#### Work instructions:
Find all lines in the listing that include the word "picture", then copy them.

#### Supplied material:
================================

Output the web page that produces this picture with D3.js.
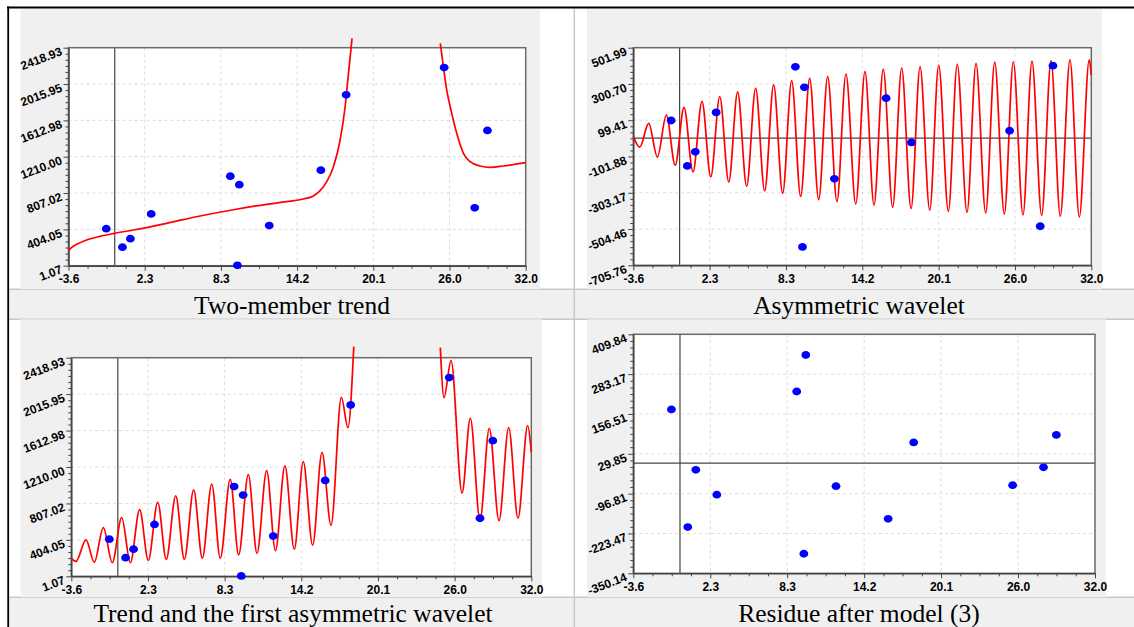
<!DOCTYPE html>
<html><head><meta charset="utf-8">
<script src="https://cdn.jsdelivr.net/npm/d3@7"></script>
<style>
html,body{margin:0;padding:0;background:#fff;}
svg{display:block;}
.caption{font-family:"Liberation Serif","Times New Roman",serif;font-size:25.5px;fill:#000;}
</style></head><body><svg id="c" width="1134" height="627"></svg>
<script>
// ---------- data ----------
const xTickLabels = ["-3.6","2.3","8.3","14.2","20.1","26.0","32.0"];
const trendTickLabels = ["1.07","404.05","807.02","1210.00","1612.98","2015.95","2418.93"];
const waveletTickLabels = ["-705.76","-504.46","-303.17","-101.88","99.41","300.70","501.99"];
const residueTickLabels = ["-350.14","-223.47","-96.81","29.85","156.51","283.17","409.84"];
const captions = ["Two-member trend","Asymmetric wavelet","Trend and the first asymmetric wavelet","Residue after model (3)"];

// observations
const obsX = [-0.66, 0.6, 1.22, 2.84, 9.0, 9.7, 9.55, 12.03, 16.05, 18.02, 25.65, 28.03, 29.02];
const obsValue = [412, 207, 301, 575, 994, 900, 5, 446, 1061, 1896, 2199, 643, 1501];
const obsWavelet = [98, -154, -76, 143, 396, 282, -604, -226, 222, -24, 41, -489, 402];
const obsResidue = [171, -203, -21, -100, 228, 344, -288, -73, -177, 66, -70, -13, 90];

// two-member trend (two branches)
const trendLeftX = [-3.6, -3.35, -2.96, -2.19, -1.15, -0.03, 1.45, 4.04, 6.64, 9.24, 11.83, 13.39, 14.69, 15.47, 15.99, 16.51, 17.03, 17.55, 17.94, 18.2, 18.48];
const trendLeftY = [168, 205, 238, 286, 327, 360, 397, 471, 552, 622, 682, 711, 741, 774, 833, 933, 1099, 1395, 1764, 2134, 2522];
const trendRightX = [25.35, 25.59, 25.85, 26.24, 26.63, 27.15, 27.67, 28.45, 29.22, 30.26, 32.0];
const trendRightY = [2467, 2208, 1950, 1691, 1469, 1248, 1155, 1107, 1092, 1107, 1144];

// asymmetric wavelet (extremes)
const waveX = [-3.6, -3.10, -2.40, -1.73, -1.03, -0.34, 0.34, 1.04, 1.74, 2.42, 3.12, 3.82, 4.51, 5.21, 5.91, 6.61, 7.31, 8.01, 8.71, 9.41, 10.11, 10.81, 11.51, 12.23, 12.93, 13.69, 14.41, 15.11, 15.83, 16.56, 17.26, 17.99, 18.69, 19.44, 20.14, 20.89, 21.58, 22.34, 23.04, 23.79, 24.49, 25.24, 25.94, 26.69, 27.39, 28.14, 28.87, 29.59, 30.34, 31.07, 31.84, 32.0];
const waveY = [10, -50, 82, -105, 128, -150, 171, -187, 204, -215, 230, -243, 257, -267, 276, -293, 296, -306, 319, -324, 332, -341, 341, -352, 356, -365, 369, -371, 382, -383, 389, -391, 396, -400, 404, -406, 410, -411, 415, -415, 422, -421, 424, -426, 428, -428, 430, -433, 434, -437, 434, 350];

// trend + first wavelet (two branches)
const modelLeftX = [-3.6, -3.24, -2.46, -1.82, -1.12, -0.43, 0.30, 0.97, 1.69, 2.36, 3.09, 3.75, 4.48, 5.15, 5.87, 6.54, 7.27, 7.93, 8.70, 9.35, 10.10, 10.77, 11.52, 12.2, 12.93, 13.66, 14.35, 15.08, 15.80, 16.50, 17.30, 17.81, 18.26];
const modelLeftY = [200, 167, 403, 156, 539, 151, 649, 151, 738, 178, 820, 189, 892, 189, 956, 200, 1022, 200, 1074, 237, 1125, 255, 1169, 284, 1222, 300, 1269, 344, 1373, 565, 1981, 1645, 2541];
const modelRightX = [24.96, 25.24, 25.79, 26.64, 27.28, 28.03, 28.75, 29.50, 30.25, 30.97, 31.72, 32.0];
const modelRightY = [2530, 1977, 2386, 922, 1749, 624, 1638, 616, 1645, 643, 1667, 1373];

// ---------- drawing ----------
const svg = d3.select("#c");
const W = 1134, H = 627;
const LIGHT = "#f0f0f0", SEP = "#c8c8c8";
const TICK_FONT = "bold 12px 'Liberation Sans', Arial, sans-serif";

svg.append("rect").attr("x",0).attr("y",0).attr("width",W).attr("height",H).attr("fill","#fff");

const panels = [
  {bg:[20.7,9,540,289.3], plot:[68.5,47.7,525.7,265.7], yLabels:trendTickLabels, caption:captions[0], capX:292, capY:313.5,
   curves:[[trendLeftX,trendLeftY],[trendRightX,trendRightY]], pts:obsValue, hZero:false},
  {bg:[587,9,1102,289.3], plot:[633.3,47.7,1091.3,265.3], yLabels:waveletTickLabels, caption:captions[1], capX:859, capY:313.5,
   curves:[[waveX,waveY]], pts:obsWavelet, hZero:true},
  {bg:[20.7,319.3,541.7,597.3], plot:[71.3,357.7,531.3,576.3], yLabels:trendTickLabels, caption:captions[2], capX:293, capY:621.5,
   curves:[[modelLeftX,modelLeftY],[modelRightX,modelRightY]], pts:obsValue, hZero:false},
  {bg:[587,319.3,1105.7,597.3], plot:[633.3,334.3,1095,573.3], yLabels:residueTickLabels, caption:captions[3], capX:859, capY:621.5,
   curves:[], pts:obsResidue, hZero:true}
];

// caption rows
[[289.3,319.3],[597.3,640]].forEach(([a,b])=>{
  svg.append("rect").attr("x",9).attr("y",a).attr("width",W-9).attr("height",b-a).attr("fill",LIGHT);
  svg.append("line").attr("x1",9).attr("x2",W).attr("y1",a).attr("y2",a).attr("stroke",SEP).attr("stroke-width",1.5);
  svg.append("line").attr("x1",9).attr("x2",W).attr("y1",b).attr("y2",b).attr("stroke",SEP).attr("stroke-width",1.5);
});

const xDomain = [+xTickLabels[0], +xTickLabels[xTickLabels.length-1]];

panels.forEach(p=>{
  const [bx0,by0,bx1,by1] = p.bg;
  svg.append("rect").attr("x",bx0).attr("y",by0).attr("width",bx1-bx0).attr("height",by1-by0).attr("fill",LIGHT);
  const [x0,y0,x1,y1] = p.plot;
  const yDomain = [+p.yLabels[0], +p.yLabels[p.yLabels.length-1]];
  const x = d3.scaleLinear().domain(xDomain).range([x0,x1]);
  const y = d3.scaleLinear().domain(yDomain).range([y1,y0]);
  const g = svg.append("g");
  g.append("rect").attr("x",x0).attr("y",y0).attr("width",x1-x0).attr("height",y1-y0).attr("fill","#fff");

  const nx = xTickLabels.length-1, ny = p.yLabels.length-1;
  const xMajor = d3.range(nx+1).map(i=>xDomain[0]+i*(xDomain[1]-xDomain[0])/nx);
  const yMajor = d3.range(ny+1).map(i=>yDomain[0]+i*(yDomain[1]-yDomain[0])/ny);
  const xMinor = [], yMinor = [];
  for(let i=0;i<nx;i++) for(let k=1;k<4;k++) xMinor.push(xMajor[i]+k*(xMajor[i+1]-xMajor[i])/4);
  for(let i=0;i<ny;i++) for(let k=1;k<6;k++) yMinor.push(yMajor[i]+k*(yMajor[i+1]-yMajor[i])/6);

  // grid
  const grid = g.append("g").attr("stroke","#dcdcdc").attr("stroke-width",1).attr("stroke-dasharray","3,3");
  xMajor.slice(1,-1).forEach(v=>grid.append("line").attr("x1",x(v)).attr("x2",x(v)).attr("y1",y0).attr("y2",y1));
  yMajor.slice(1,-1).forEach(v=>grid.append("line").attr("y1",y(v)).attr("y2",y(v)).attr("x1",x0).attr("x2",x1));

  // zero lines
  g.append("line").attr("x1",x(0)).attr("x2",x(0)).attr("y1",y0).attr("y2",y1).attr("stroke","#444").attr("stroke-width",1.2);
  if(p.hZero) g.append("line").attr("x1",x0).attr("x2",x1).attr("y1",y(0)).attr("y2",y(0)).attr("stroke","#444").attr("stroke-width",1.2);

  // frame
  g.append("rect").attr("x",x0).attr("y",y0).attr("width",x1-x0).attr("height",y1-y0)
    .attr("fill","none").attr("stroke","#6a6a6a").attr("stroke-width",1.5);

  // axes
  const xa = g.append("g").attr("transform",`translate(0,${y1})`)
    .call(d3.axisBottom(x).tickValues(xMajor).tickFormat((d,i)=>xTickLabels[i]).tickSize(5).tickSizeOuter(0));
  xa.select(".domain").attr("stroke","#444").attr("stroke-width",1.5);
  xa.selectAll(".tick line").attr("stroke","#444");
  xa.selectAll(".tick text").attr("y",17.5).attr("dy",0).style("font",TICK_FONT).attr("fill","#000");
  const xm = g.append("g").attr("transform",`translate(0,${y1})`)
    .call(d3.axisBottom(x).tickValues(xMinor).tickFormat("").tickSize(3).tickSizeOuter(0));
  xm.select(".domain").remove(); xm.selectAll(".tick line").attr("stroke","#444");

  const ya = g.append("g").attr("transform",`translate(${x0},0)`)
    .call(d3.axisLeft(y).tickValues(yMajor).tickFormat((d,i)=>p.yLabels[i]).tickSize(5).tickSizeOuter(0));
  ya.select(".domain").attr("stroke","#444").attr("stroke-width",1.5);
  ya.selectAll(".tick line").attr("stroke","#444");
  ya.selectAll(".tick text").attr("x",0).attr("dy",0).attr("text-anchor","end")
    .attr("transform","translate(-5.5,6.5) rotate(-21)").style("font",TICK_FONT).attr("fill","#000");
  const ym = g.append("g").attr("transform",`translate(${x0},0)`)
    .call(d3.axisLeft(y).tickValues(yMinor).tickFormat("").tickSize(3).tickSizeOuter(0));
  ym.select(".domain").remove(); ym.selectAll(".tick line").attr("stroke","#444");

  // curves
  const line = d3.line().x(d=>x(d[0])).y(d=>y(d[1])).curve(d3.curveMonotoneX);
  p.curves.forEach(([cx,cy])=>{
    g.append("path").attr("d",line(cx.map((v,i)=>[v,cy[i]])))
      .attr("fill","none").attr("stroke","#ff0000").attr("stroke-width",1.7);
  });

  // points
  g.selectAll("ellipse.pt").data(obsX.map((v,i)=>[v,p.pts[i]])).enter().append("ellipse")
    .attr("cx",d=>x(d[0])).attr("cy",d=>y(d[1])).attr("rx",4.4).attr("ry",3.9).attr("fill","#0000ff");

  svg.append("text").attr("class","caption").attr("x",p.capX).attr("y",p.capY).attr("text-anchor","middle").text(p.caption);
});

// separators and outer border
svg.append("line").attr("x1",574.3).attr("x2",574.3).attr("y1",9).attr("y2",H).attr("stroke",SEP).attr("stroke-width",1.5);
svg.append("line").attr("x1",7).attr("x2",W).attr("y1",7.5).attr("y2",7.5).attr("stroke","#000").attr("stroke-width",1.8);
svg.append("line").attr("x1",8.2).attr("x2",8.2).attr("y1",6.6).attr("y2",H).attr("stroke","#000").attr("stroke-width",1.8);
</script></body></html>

================================

#### Task solution:
Output the web page that produces this picture with D3.js.

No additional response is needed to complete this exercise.